When all her kids got together, Grandma was most in her element. Inevitably, one of the kids would tell a story that she hadn’t heard before, and she’d be left round-eyed and laughing, shaking her head at them before leaning over conspiratorially to us grandkids to tell us that our parents were naughty children. Grandma could tell more stories of smeared lipstick and poofed diaper powder and disassembled somethings than a person could put in a book. She loved to tell the stories.
There’s never anything perfect to say when a person dies. The weight of our human disparities is ridiculously hard to hold. Truths intersect like a maze of highways, thoughts careening over and under bypasses: I hold her imperfections with such a fondness, and I remember how right it was to sit around a table and laugh with her. I’m glad the suffering is done now. I miss her. Mom picks up the phone to call her and cries. I keep picturing her in her chair, coloring with colored pencils some delicate floral sketch. I’m trying to rewire my brain to understand that she’s not here, but it won’t stick.

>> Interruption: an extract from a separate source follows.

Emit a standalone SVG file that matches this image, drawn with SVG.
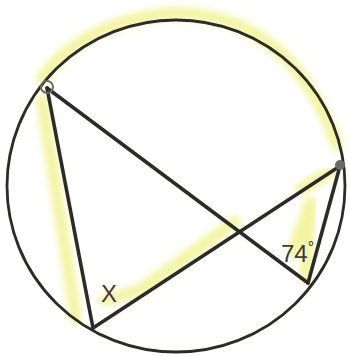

I like to picture a person in heaven. It’s the most unimaginable thing to imagine, like thinking, what was there before there was nothing? The brain can’t conceive. But I like to do it anyway, because I know she’s somewhere, laughing with her sisters, hugging her mom, grabbing my cousin and melting down in some tearless joy that my he just looks so strong now. Maybe she’s in a recliner coloring, even. Whatever it is, I know it’s good, and I know her brain is still spinning with conversation. I bet she’ll get a chance to host a party up there, which was her favorite. I have to remember that my people aren’t gone. No one’s lost in the ether. When I get there, having assumed in my earthly simplicity that they’ve been snoring for decades, they’ll greet me with, “I have so much to tell you!” and I’ll sit back and listen to all the memories that have formed them after death. These new, brilliant creatures, every bit what I remember and better.